[Task instructions]: All of the data should be output character for character, except the pictures.

[Extracted records]:
/---
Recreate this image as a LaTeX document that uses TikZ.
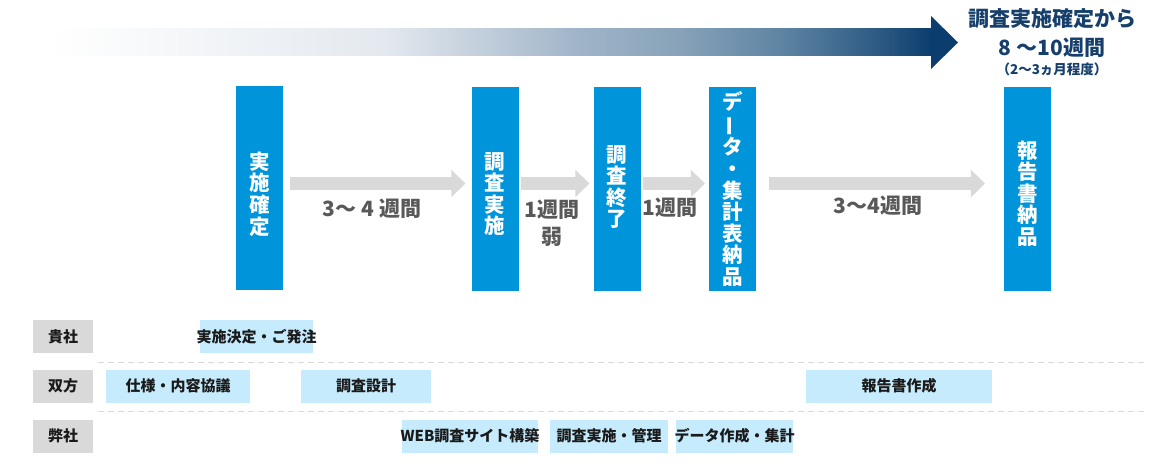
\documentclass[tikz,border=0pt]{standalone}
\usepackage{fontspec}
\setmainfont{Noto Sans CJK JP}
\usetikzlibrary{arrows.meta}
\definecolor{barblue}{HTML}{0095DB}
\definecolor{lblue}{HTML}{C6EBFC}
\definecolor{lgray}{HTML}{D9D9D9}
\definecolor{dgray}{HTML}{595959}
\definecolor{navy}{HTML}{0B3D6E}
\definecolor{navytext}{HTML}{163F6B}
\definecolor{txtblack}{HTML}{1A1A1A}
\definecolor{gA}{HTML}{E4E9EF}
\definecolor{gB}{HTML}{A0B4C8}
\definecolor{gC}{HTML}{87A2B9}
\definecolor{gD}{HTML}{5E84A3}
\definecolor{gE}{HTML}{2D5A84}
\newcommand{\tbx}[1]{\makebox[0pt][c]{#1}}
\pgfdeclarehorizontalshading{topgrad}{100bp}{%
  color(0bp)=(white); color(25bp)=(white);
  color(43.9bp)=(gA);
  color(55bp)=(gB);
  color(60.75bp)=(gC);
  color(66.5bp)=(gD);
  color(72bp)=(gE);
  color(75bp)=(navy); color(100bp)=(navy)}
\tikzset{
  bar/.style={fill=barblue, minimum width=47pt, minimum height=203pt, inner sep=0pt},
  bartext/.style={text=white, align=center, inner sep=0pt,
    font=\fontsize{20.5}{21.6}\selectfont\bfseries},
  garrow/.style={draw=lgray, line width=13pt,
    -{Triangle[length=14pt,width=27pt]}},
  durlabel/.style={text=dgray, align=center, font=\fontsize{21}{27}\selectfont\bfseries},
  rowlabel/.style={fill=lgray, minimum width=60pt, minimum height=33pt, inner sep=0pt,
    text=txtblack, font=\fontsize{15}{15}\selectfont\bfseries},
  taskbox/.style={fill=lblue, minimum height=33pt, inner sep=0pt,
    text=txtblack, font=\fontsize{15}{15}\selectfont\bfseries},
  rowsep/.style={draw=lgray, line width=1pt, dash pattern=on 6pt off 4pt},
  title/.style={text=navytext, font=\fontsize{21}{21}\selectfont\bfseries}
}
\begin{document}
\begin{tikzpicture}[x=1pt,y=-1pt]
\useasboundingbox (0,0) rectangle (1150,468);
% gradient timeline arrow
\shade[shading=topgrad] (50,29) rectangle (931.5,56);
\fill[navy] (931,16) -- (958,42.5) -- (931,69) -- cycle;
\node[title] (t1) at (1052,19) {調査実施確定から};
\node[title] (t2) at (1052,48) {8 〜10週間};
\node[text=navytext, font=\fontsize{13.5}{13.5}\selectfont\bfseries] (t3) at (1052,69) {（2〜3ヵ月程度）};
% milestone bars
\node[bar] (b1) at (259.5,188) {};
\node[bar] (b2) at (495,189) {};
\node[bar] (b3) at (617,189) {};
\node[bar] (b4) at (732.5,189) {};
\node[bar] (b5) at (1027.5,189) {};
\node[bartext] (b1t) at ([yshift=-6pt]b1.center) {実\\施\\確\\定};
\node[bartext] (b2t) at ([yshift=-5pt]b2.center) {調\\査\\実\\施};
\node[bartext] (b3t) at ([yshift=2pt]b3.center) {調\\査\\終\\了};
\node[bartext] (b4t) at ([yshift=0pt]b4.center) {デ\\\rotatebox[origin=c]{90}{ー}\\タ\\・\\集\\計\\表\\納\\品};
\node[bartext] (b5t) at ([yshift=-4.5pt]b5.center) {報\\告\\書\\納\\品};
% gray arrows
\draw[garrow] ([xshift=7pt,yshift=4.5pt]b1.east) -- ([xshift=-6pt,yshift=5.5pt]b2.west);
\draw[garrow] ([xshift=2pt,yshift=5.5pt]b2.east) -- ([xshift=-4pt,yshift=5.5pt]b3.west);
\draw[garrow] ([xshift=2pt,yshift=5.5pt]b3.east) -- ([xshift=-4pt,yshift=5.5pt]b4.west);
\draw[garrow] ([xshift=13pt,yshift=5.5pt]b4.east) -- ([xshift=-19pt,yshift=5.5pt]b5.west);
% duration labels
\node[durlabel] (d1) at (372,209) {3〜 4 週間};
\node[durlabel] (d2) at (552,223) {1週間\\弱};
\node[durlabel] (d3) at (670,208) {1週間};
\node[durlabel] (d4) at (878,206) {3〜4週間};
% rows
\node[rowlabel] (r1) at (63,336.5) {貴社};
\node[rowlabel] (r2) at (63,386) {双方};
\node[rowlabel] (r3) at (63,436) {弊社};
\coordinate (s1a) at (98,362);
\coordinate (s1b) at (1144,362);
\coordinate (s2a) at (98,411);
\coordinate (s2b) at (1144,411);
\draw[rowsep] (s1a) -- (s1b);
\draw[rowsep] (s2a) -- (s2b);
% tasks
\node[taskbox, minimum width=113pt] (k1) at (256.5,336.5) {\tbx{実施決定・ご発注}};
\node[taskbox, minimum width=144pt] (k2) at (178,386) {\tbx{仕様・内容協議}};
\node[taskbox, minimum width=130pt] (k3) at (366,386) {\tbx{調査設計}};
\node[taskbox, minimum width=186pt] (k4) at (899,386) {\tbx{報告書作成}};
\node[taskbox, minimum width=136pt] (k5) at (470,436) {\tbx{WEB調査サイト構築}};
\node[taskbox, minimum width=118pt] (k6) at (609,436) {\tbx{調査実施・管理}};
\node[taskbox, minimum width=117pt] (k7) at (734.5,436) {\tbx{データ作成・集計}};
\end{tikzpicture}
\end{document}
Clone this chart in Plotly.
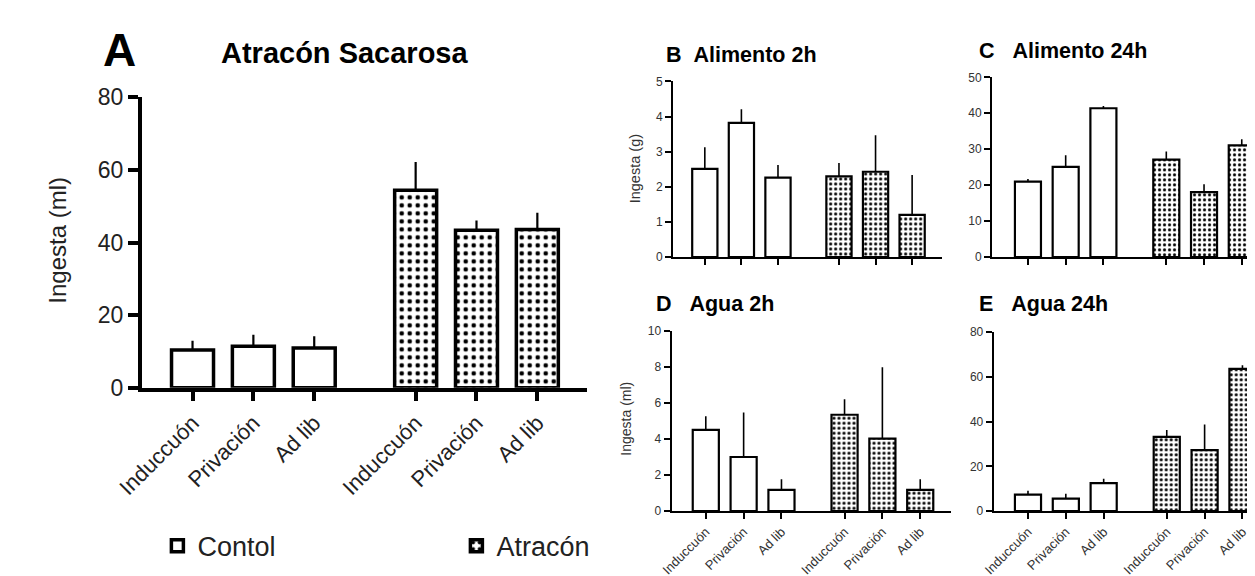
\---
[The solution]:
Recreate this image as a LaTeX document that uses TikZ.
\documentclass[tikz,border=0pt]{standalone}
\usepackage{fontspec}
\setmainfont{Noto Sans CJK JP}
\usetikzlibrary{arrows.meta}
\definecolor{barblue}{HTML}{0095DB}
\definecolor{lblue}{HTML}{C6EBFC}
\definecolor{lgray}{HTML}{D9D9D9}
\definecolor{dgray}{HTML}{595959}
\definecolor{navy}{HTML}{0B3D6E}
\definecolor{navytext}{HTML}{163F6B}
\definecolor{txtblack}{HTML}{1A1A1A}
\definecolor{gA}{HTML}{E4E9EF}
\definecolor{gB}{HTML}{A0B4C8}
\definecolor{gC}{HTML}{87A2B9}
\definecolor{gD}{HTML}{5E84A3}
\definecolor{gE}{HTML}{2D5A84}
\newcommand{\tbx}[1]{\makebox[0pt][c]{#1}}
\pgfdeclarehorizontalshading{topgrad}{100bp}{%
  color(0bp)=(white); color(25bp)=(white);
  color(43.9bp)=(gA);
  color(55bp)=(gB);
  color(60.75bp)=(gC);
  color(66.5bp)=(gD);
  color(72bp)=(gE);
  color(75bp)=(navy); color(100bp)=(navy)}
\tikzset{
  bar/.style={fill=barblue, minimum width=47pt, minimum height=203pt, inner sep=0pt},
  bartext/.style={text=white, align=center, inner sep=0pt,
    font=\fontsize{20.5}{21.6}\selectfont\bfseries},
  garrow/.style={draw=lgray, line width=13pt,
    -{Triangle[length=14pt,width=27pt]}},
  durlabel/.style={text=dgray, align=center, font=\fontsize{21}{27}\selectfont\bfseries},
  rowlabel/.style={fill=lgray, minimum width=60pt, minimum height=33pt, inner sep=0pt,
    text=txtblack, font=\fontsize{15}{15}\selectfont\bfseries},
  taskbox/.style={fill=lblue, minimum height=33pt, inner sep=0pt,
    text=txtblack, font=\fontsize{15}{15}\selectfont\bfseries},
  rowsep/.style={draw=lgray, line width=1pt, dash pattern=on 6pt off 4pt},
  title/.style={text=navytext, font=\fontsize{21}{21}\selectfont\bfseries}
}
\begin{document}
\begin{tikzpicture}[x=1pt,y=-1pt]
\useasboundingbox (0,0) rectangle (1150,468);
% gradient timeline arrow
\shade[shading=topgrad] (50,29) rectangle (931.5,56);
\fill[navy] (931,16) -- (958,42.5) -- (931,69) -- cycle;
\node[title] (t1) at (1052,19) {調査実施確定から};
\node[title] (t2) at (1052,48) {8 〜10週間};
\node[text=navytext, font=\fontsize{13.5}{13.5}\selectfont\bfseries] (t3) at (1052,69) {（2〜3ヵ月程度）};
% milestone bars
\node[bar] (b1) at (259.5,188) {};
\node[bar] (b2) at (495,189) {};
\node[bar] (b3) at (617,189) {};
\node[bar] (b4) at (732.5,189) {};
\node[bar] (b5) at (1027.5,189) {};
\node[bartext] (b1t) at ([yshift=-6pt]b1.center) {実\\施\\確\\定};
\node[bartext] (b2t) at ([yshift=-5pt]b2.center) {調\\査\\実\\施};
\node[bartext] (b3t) at ([yshift=2pt]b3.center) {調\\査\\終\\了};
\node[bartext] (b4t) at ([yshift=0pt]b4.center) {デ\\\rotatebox[origin=c]{90}{ー}\\タ\\・\\集\\計\\表\\納\\品};
\node[bartext] (b5t) at ([yshift=-4.5pt]b5.center) {報\\告\\書\\納\\品};
% gray arrows
\draw[garrow] ([xshift=7pt,yshift=4.5pt]b1.east) -- ([xshift=-6pt,yshift=5.5pt]b2.west);
\draw[garrow] ([xshift=2pt,yshift=5.5pt]b2.east) -- ([xshift=-4pt,yshift=5.5pt]b3.west);
\draw[garrow] ([xshift=2pt,yshift=5.5pt]b3.east) -- ([xshift=-4pt,yshift=5.5pt]b4.west);
\draw[garrow] ([xshift=13pt,yshift=5.5pt]b4.east) -- ([xshift=-19pt,yshift=5.5pt]b5.west);
% duration labels
\node[durlabel] (d1) at (372,209) {3〜 4 週間};
\node[durlabel] (d2) at (552,223) {1週間\\弱};
\node[durlabel] (d3) at (670,208) {1週間};
\node[durlabel] (d4) at (878,206) {3〜4週間};
% rows
\node[rowlabel] (r1) at (63,336.5) {貴社};
\node[rowlabel] (r2) at (63,386) {双方};
\node[rowlabel] (r3) at (63,436) {弊社};
\coordinate (s1a) at (98,362);
\coordinate (s1b) at (1144,362);
\coordinate (s2a) at (98,411);
\coordinate (s2b) at (1144,411);
\draw[rowsep] (s1a) -- (s1b);
\draw[rowsep] (s2a) -- (s2b);
% tasks
\node[taskbox, minimum width=113pt] (k1) at (256.5,336.5) {\tbx{実施決定・ご発注}};
\node[taskbox, minimum width=144pt] (k2) at (178,386) {\tbx{仕様・内容協議}};
\node[taskbox, minimum width=130pt] (k3) at (366,386) {\tbx{調査設計}};
\node[taskbox, minimum width=186pt] (k4) at (899,386) {\tbx{報告書作成}};
\node[taskbox, minimum width=136pt] (k5) at (470,436) {\tbx{WEB調査サイト構築}};
\node[taskbox, minimum width=118pt] (k6) at (609,436) {\tbx{調査実施・管理}};
\node[taskbox, minimum width=117pt] (k7) at (734.5,436) {\tbx{データ作成・集計}};
\end{tikzpicture}
\end{document}
Clone this chart in Plotly.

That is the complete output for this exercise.